The gore is plentiful but repetitive, with a couple of legs ripped off but mostly a borderline obsessive amount of bitten off dicks, dicks ripped off in car accidents, a giant bunny dick raping random actresses, and even a POV bunny dick shot during a prolonged chase in the woods. Possibly inspired by Cheech Marin in From Dusk Till Dawn, Bunny’s lines are all variations of different kinds of pussy that its warped bunny-man mind detects from “Fresh pussy” to “Teenage pussy” to “Dirty pussy” to… well, you get the idea. This kind of buffoonery is entertaining on a purely base level in the early going but quickly devolves into one unimaginative scene after another where the same jokes, same effects, and same screams are used ad nauseam. A kick in the balls is always funny, but only a bullying pre-teen would laugh at it over and over again.
Bunny the Killer Thing looks like it’s being sold by Black Lion Pictures as a horror movie for metal fans, but aside from pretty decent songs by Serotonin Syndrome, Bellybutton X, and Aluminumblade, there isn’t really anything that’s very metal about this movie.

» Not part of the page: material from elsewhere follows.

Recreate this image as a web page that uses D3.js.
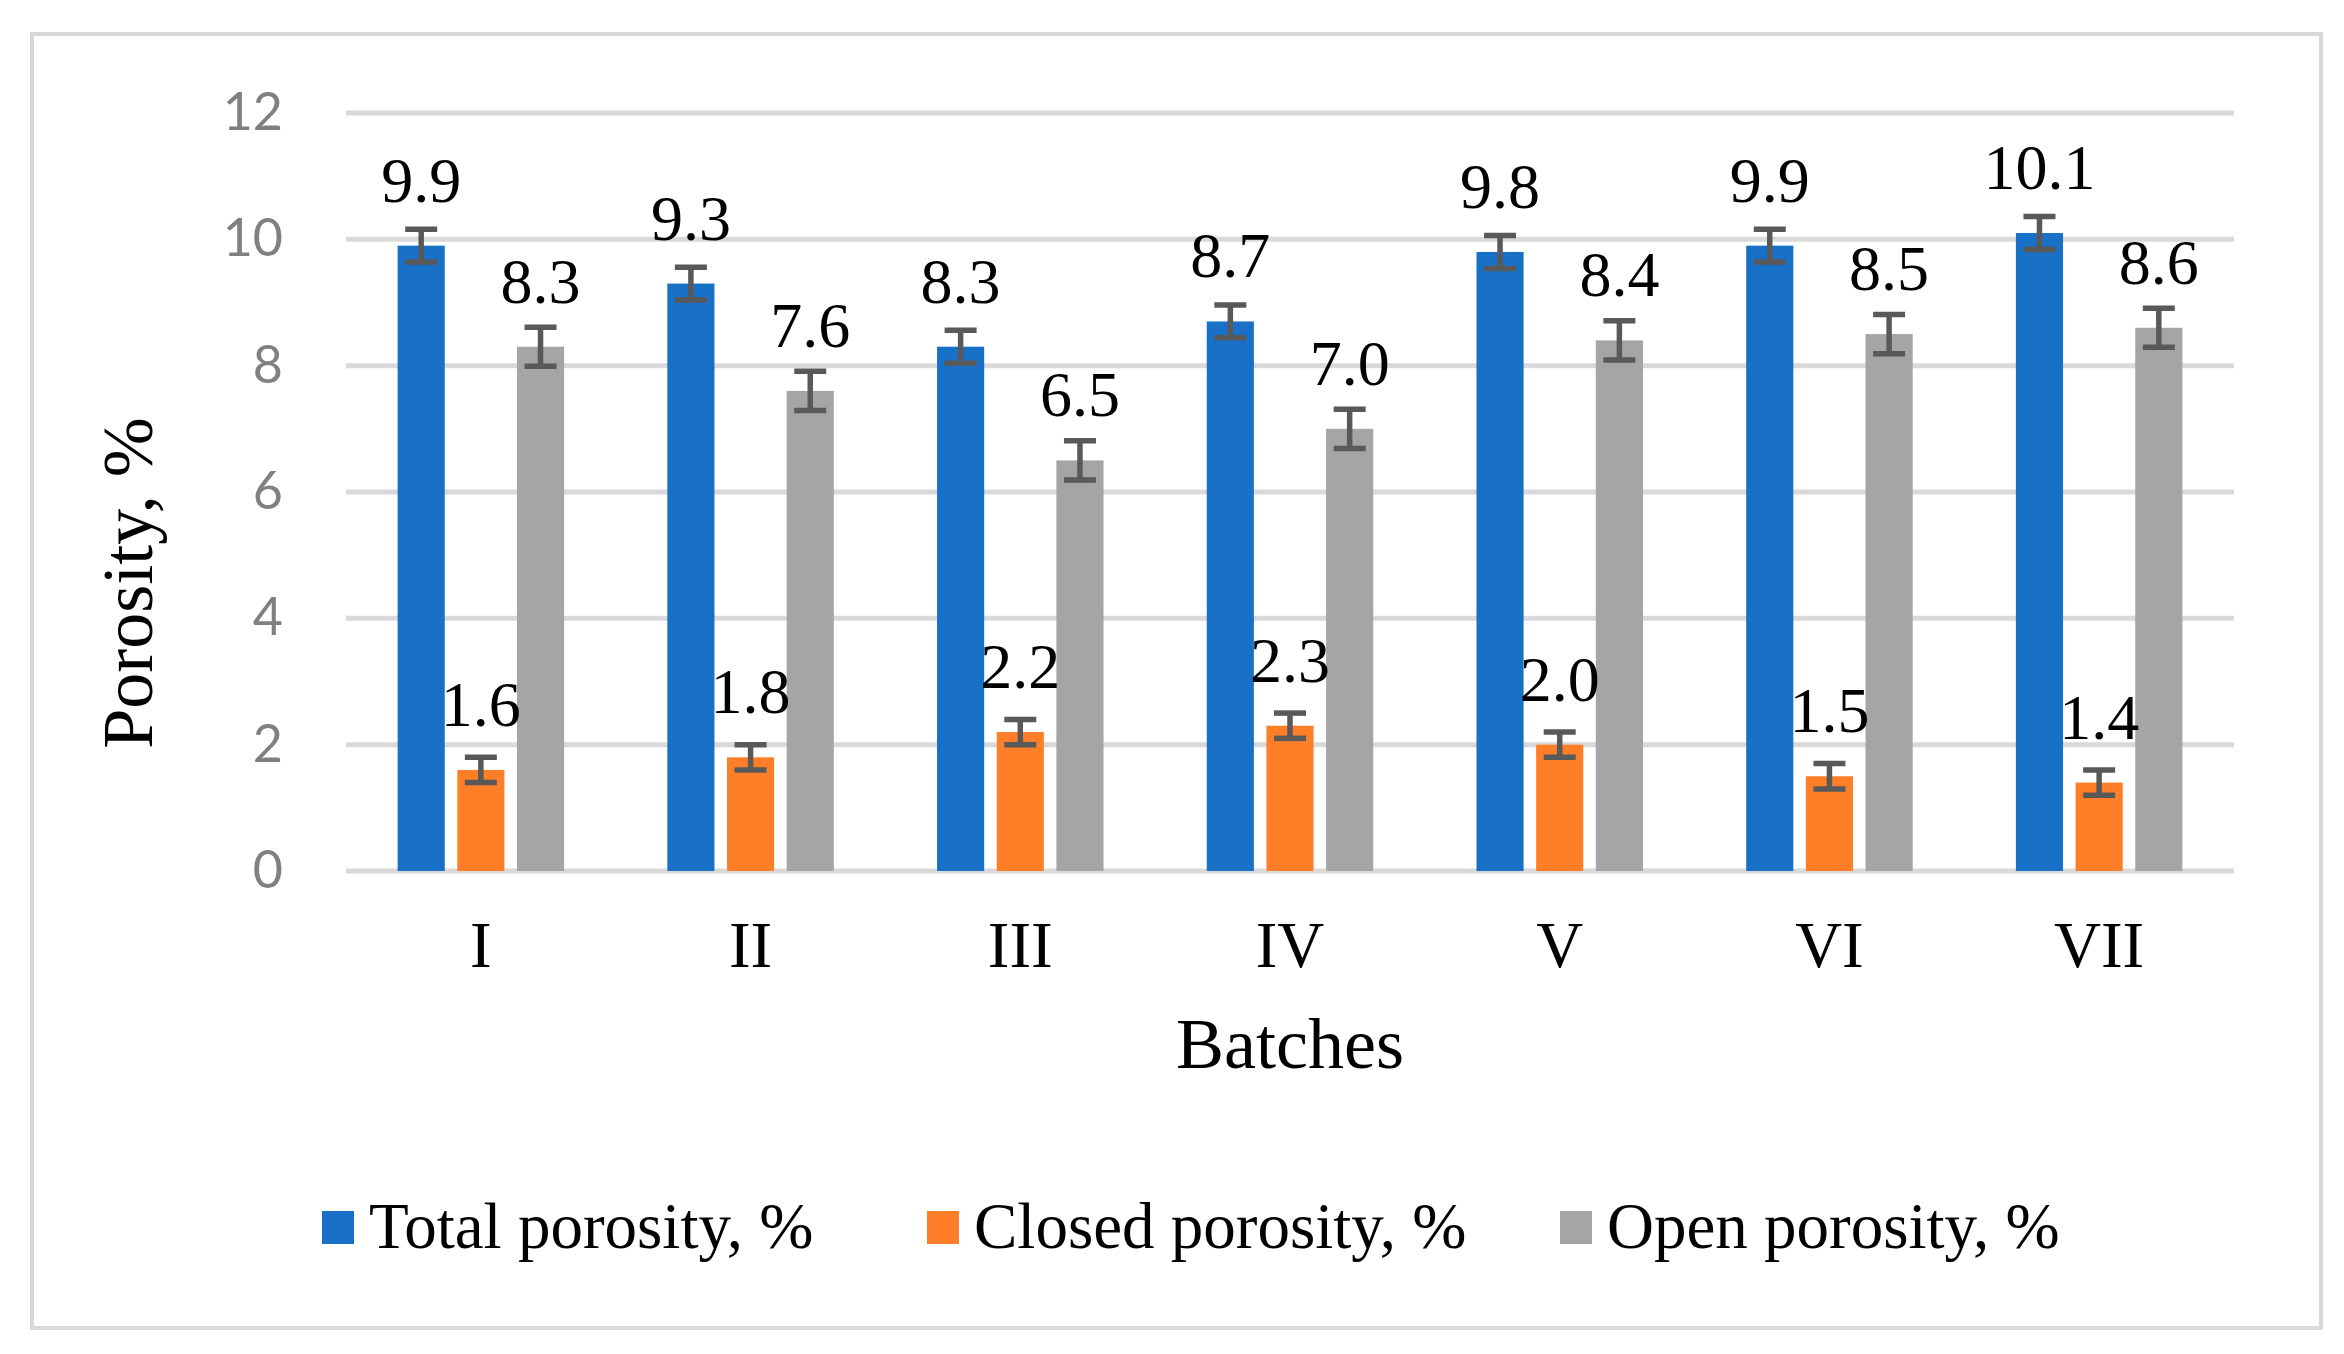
<!DOCTYPE html>
<html>
<head>
<meta charset="utf-8">
<script src="https://cdn.jsdelivr.net/npm/d3@7"></script>
<style>
  body { margin: 0; background: #fff; }
  svg { display: block; }
</style>
</head>
<body>
<div id="chart"></div>
<script>
// Data
const batches = ["I", "II", "III", "IV", "V", "VI", "VII"];
const seriesNames = ["Total porosity, %", "Closed porosity, %", "Open porosity, %"];
const totalPorosity = [9.9, 9.3, 8.3, 8.7, 9.8, 9.9, 10.1];
const closedPorosity = [1.6, 1.8, 2.2, 2.3, 2.0, 1.5, 1.4];
const openPorosity = [8.3, 7.6, 6.5, 7.0, 8.4, 8.5, 8.6];
const seriesErrors = [0.26, 0.20, 0.31];
const yTicks = [0, 2, 4, 6, 8, 10, 12];

const colors = ["#1871c6", "#fe7f27", "#a5a5a5"];
const seriesValues = [totalPorosity, closedPorosity, openPorosity];

const svgWidth = 2344, svgHeight = 1354;
const plot = { left: 346, right: 2234, top: 113, bottom: 871 };

const svg = d3.select("#chart")
    .append("svg")
    .attr("width", svgWidth)
    .attr("height", svgHeight);

// Outer chart border
svg.append("rect")
    .attr("x", 32).attr("y", 34)
    .attr("width", 2289).attr("height", 1294)
    .attr("fill", "#fff")
    .attr("stroke", "#d9d9d9")
    .attr("stroke-width", 4);

// Scales
const x = d3.scaleBand()
    .domain(batches)
    .range([plot.left, plot.right]);

const xInner = d3.scaleBand()
    .domain(d3.range(seriesNames.length))
    .range([0, x.bandwidth()])
    .paddingInner(0.21)
    .paddingOuter(0.865);

const y = d3.scaleLinear()
    .domain([0, 12])
    .range([plot.bottom, plot.top]);

// Gridlines
svg.append("g")
    .selectAll("line")
    .data(yTicks)
    .enter().append("line")
    .attr("x1", plot.left)
    .attr("x2", plot.right)
    .attr("y1", d => y(d))
    .attr("y2", d => y(d))
    .attr("stroke", "#d9d9d9")
    .attr("stroke-width", 5);

// Y axis (labels only)
const yAxis = svg.append("g")
    .attr("transform", `translate(${plot.left}, 0)`)
    .call(d3.axisLeft(y).tickValues(yTicks).tickSize(0).tickPadding(63));
yAxis.select(".domain").remove();
yAxis.selectAll("text")
    .attr("font-family", "Lato, 'Open Sans', sans-serif")
    .attr("font-size", 52)
    .attr("fill", "#808080");

// X axis (labels only)
const xAxis = svg.append("g")
    .attr("transform", `translate(0, ${plot.bottom})`)
    .call(d3.axisBottom(x).tickSize(0).tickPadding(0));
xAxis.select(".domain").remove();
xAxis.selectAll("text")
    .attr("font-family", "'Liberation Serif', 'Times New Roman', serif")
    .attr("font-size", 65)
    .attr("fill", "#000")
    .attr("dy", null)
    .attr("y", 96);

// Flatten data
const bars = [];
seriesValues.forEach((vals, s) => {
    vals.forEach((v, i) => {
        bars.push({ batch: batches[i], series: s, value: v, err: seriesErrors[s] });
    });
});

const barG = svg.append("g");

barG.selectAll("rect")
    .data(bars)
    .enter().append("rect")
    .attr("x", d => x(d.batch) + xInner(d.series))
    .attr("y", d => y(d.value))
    .attr("width", xInner.bandwidth())
    .attr("height", d => y(0) - y(d.value))
    .attr("fill", d => colors[d.series]);

// Error bars
const errG = svg.append("g")
    .attr("stroke", "#595959")
    .attr("stroke-width", 5.5);

const cx = d => x(d.batch) + xInner(d.series) + xInner.bandwidth() / 2;
const capHalf = 16;

errG.selectAll("line.stem")
    .data(bars)
    .enter().append("line")
    .attr("class", "stem")
    .attr("x1", cx).attr("x2", cx)
    .attr("y1", d => y(d.value + d.err))
    .attr("y2", d => y(d.value - d.err));

errG.selectAll("line.capTop")
    .data(bars)
    .enter().append("line")
    .attr("class", "capTop")
    .attr("x1", d => cx(d) - capHalf).attr("x2", d => cx(d) + capHalf)
    .attr("y1", d => y(d.value + d.err))
    .attr("y2", d => y(d.value + d.err));

errG.selectAll("line.capBottom")
    .data(bars)
    .enter().append("line")
    .attr("class", "capBottom")
    .attr("x1", d => cx(d) - capHalf).attr("x2", d => cx(d) + capHalf)
    .attr("y1", d => y(d.value - d.err))
    .attr("y2", d => y(d.value - d.err));

// Data labels
svg.append("g")
    .selectAll("text")
    .data(bars)
    .enter().append("text")
    .attr("x", cx)
    .attr("y", d => y(d.value) - 44)
    .attr("text-anchor", "middle")
    .attr("font-family", "'Liberation Serif', 'Times New Roman', serif")
    .attr("font-size", 64)
    .attr("fill", "#000")
    .text(d => d.value.toFixed(1));

// Axis titles
svg.append("text")
    .attr("x", (plot.left + plot.right) / 2)
    .attr("y", 1068)
    .attr("text-anchor", "middle")
    .attr("font-family", "'Liberation Serif', 'Times New Roman', serif")
    .attr("font-size", 72)
    .text("Batches");

svg.append("text")
    .attr("transform", "translate(152, 583) rotate(-90)")
    .attr("text-anchor", "middle")
    .attr("font-family", "'Liberation Serif', 'Times New Roman', serif")
    .attr("font-size", 72)
    .text("Porosity, %");

// Legend (entry start positions taken from the layout)
const legendX = [322, 927, 1560];
const legend = svg.append("g")
    .attr("font-family", "'Liberation Serif', 'Times New Roman', serif")
    .attr("font-size", 65)
    .selectAll("g")
    .data(seriesNames)
    .enter().append("g")
    .attr("transform", (d, i) => `translate(${legendX[i]}, 1211)`);

legend.append("rect")
    .attr("width", 32)
    .attr("height", 33)
    .attr("fill", (d, i) => colors[i]);

legend.append("text")
    .attr("x", 47)
    .attr("y", 37)
    .text(d => d);
</script>
</body>
</html>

There aren’t any triumphant moments or epic confrontations, and none of the characters even reference or seem to like heavy metal at all.
Aside from an ending that does pull back the curtain a little to reveal more about this creepy, mad science version of a backwoods Bunny Ranch and a post-credits sequence that plays like a Scandinavian teenager’s wet dream, there’s very little here to recommend. Killer Thing is based on a short film, but hopefully the last few minutes of the feature version aren’t seriously trying to set up a sequel. However, if you do have a teenage son who’s into metal and starting to love horror, he’d probably think you were pretty rad if you actually watched this with him. That would be metal.